- Genre: Sitcom
- Written by: Ernest Kinoy
- Directed by: Jack Garfein
- Starring: Hume Cronyn Jessica Tandy
- Country of origin: United States
- Original language: English
- No. of seasons: 1
- No. of episodes: 8

Production
- Producer: Hume Cronyn
- Camera setup: Multi-camera
- Running time: 24 mins.

Original release
- Network: NBC
- Release: July 8 – August 19, 1954

= The Marriage (American TV series) =

American Sitcom

The Marriage is an American sitcom that aired on NBC from July to August 1954. The series is noted as the first prime time network color television series.

== Synopsis ==
Broadcast live by NBC for seven episodes in the summer of 1954, the series stars real-life couple Hume Cronyn (who also produced the show) and Jessica Tandy as a New York lawyer and his wife with two children, played by Susan Strasberg and Malcolm Brodrick.

==Production==
Replacing The Dave Garroway Show, the half-hour show, written by Ernest Kinoy, debuted on July 8, 1954, originating from the Colonial Theatre in New York City, NBC's color television production facility.

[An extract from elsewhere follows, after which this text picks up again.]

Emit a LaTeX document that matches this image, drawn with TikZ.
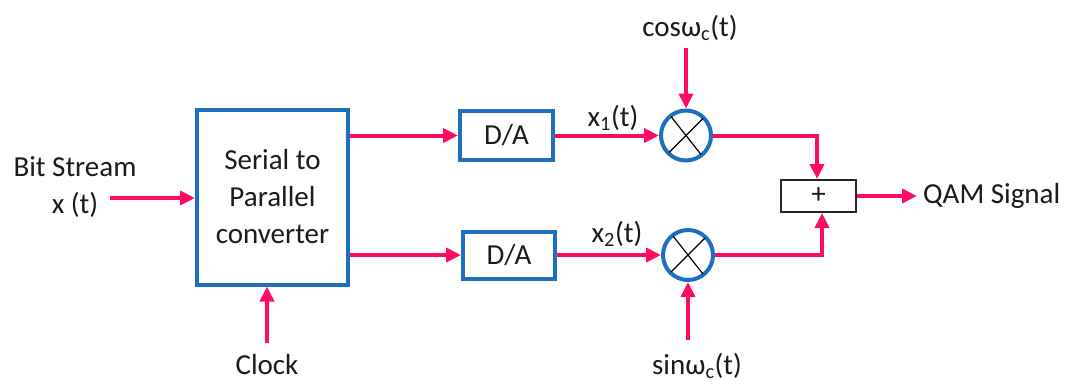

The television series was adapted from an NBC radio series of the same title, also starring Cronyn and Tandy and written by Kinoy, that ran from October 1953 to February 1954. The television show was directed by Jack Garfein and Marc Daniels. It was originally scheduled for 10 - 10:30 p.m. Eastern Time, beginning on July 1, 1954, running until August 26.

==Reception==
The New York Times television critic called the show "new and different and delightful," and wrote, "'The Marriage' is a sparkling, crisp portrayal of some charming people." The Washington Post called it among the best of the summertime replacement series, praising its "adult approach to situation comedy," with believable situations and intelligent characters. A review in the trade publication Billboard said that the TV program was "a real entertainment job" that was as good as the radio version. It said that the program "has the charm of complete naturalness."

The show was suspended after August 19, when Cronyn and Tandy left to tour on stage. There was talk in late 1954 of resuming the series, but it did not happen.

==1957 pilot==
An attempt to revive the series in 1957 resulted in a filmed pilot episode. The cast was the same as in the 1954 series except that Natalie Trundy replaced Strasberg as Emily.